Skip the pictures. Set down, word for word, the lines from the start of the material up to and including the line with "import * as d3 from 'd3';".
⟨
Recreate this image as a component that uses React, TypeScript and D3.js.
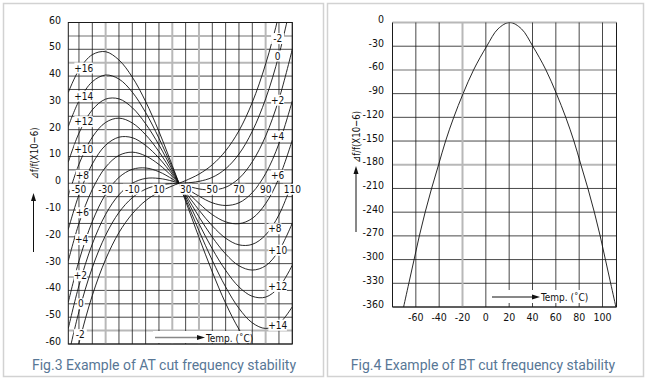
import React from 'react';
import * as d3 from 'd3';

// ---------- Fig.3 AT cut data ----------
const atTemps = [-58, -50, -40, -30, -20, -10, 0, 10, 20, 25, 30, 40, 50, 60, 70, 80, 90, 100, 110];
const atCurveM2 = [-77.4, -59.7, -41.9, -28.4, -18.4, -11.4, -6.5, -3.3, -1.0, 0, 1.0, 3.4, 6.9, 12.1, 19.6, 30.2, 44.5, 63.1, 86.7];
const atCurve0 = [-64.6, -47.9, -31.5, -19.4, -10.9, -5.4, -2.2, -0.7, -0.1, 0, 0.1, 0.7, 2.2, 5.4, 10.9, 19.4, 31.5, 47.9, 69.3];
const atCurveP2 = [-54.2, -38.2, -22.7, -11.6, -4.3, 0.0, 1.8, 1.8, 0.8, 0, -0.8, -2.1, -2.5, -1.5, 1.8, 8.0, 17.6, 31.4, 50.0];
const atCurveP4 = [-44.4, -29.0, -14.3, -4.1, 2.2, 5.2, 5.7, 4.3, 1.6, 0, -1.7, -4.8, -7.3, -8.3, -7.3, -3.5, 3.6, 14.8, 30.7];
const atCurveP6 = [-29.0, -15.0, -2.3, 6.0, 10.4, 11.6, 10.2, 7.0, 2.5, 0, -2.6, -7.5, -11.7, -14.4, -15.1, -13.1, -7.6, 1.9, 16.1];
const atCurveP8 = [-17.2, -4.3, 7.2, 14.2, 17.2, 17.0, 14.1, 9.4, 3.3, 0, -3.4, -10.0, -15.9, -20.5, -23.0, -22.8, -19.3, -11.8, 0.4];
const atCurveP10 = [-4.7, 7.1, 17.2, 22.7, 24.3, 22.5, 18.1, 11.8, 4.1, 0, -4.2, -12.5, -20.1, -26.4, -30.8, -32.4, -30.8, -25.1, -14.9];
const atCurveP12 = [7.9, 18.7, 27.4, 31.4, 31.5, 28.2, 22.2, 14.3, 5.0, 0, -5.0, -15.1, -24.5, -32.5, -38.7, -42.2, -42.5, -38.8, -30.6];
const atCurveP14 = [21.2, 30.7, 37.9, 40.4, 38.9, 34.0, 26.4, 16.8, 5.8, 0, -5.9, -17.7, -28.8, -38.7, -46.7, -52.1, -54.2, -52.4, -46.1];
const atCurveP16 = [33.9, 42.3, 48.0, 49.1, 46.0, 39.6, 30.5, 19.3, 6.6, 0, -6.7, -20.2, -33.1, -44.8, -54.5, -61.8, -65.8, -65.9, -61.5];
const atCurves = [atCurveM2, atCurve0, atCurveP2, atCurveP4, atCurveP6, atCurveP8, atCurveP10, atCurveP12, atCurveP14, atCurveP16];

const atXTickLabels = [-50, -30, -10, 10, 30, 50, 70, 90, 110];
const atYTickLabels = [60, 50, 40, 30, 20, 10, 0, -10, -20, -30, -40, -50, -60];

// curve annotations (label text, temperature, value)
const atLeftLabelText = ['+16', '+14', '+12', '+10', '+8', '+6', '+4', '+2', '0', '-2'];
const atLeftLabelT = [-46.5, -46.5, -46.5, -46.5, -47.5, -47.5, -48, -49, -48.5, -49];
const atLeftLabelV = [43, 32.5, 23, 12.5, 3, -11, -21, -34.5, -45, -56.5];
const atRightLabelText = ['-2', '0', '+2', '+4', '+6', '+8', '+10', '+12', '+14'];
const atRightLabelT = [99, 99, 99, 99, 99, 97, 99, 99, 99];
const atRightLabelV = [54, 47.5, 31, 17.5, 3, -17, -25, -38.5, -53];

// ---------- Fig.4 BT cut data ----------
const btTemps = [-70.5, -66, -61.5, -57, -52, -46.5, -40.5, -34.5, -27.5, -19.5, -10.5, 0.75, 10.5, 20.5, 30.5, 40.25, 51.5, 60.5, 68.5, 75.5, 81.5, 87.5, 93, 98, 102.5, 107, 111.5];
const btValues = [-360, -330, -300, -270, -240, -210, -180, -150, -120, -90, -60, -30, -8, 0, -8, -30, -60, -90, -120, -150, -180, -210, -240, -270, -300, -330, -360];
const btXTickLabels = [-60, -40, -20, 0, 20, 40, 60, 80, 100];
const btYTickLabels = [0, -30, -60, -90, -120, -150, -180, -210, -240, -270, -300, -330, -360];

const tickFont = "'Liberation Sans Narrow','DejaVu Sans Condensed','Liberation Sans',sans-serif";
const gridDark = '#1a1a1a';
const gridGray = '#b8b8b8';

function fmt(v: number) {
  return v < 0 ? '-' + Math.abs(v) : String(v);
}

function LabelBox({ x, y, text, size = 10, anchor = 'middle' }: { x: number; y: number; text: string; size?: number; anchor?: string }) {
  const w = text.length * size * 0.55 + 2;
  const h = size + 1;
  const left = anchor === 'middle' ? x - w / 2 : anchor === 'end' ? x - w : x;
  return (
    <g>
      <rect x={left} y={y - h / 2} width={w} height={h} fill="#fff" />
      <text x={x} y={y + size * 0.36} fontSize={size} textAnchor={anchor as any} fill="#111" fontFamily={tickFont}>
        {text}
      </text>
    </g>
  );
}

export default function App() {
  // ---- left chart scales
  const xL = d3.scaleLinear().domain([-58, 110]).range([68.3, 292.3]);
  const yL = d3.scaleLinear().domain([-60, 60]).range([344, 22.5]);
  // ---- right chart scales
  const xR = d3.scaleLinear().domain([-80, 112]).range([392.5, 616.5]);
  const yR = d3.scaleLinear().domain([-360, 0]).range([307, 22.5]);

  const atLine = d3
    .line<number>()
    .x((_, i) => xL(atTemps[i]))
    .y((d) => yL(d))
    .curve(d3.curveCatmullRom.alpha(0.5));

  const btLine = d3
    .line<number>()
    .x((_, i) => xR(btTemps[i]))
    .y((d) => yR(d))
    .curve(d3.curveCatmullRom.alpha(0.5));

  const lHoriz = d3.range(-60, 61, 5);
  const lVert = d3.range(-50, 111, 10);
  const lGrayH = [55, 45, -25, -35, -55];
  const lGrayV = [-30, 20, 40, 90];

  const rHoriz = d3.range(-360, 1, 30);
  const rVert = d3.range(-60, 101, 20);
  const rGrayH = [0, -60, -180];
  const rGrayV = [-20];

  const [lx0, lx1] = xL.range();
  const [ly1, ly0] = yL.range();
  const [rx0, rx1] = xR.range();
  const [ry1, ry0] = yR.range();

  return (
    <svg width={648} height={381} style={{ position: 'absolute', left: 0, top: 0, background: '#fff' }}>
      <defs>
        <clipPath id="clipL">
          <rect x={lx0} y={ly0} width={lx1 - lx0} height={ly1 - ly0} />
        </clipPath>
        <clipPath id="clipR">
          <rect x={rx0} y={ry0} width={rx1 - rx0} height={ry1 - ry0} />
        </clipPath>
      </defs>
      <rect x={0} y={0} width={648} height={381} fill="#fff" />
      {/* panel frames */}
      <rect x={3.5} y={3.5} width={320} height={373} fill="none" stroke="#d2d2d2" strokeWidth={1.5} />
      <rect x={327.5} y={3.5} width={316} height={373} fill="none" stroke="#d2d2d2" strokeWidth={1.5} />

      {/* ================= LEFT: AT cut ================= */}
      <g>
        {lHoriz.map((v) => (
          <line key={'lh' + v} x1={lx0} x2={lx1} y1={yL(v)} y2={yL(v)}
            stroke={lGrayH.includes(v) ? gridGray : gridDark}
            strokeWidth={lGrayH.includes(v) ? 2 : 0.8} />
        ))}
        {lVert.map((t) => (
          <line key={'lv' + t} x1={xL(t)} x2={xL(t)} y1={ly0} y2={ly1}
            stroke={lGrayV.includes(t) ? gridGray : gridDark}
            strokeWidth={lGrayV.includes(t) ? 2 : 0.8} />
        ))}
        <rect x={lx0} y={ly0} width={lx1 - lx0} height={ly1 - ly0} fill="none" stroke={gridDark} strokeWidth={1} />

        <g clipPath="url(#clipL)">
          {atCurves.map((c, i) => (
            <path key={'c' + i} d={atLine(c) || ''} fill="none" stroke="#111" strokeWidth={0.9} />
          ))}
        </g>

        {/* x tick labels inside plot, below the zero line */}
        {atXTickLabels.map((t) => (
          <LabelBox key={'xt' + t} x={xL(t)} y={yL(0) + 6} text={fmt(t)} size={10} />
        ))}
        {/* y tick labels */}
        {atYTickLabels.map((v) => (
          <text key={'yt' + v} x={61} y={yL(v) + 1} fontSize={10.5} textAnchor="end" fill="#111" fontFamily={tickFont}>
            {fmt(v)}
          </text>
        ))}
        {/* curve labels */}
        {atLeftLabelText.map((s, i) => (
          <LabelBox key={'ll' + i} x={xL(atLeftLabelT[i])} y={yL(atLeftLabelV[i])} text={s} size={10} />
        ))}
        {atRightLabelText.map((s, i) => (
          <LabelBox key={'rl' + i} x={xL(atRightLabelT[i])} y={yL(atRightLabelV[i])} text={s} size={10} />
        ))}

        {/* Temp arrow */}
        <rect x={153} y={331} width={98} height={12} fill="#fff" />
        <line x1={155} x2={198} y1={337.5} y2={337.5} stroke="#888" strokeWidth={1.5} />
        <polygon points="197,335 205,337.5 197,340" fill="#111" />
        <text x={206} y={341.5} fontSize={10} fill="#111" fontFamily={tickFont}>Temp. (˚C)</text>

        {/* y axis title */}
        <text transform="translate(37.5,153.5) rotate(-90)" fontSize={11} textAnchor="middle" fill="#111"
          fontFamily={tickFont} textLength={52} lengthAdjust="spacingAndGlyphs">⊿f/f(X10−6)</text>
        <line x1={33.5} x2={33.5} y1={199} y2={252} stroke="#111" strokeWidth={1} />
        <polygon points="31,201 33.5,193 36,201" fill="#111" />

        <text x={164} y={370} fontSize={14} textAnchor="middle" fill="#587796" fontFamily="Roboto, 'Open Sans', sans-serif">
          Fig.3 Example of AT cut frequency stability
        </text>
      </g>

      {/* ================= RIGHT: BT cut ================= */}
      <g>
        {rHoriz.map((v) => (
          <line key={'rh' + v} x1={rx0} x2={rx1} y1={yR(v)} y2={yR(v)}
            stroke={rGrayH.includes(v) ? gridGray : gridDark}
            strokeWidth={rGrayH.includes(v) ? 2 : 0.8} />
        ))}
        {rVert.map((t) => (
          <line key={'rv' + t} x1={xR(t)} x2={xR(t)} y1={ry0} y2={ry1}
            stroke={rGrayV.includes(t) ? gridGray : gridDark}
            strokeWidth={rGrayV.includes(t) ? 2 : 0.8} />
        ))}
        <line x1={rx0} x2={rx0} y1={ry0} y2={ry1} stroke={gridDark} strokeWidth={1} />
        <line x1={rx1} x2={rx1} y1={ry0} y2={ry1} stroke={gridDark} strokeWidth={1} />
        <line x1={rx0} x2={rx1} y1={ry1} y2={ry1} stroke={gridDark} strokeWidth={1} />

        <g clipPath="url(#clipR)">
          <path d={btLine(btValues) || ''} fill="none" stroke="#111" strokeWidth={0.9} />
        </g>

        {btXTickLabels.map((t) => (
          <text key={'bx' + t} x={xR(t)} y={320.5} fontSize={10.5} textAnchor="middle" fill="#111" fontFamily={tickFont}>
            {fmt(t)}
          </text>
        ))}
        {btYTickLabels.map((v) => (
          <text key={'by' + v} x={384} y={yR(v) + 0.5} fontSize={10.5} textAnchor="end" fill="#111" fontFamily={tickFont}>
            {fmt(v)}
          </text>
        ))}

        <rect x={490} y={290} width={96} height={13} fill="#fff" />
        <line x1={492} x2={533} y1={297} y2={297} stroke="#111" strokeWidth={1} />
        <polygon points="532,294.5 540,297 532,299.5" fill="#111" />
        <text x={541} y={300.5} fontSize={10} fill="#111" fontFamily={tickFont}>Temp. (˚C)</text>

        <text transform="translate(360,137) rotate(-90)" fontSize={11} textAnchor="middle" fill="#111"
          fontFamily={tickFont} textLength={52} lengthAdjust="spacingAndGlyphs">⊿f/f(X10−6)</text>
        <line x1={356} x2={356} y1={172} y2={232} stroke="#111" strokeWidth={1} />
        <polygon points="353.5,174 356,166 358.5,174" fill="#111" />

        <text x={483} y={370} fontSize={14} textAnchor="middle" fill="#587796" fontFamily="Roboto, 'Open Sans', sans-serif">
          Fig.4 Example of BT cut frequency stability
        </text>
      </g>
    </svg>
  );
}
⟩
*RESPONSE TO THE EXERCISE*.
Recreate this image as a component that uses React, TypeScript and D3.js.
import React from 'react';
import * as d3 from 'd3';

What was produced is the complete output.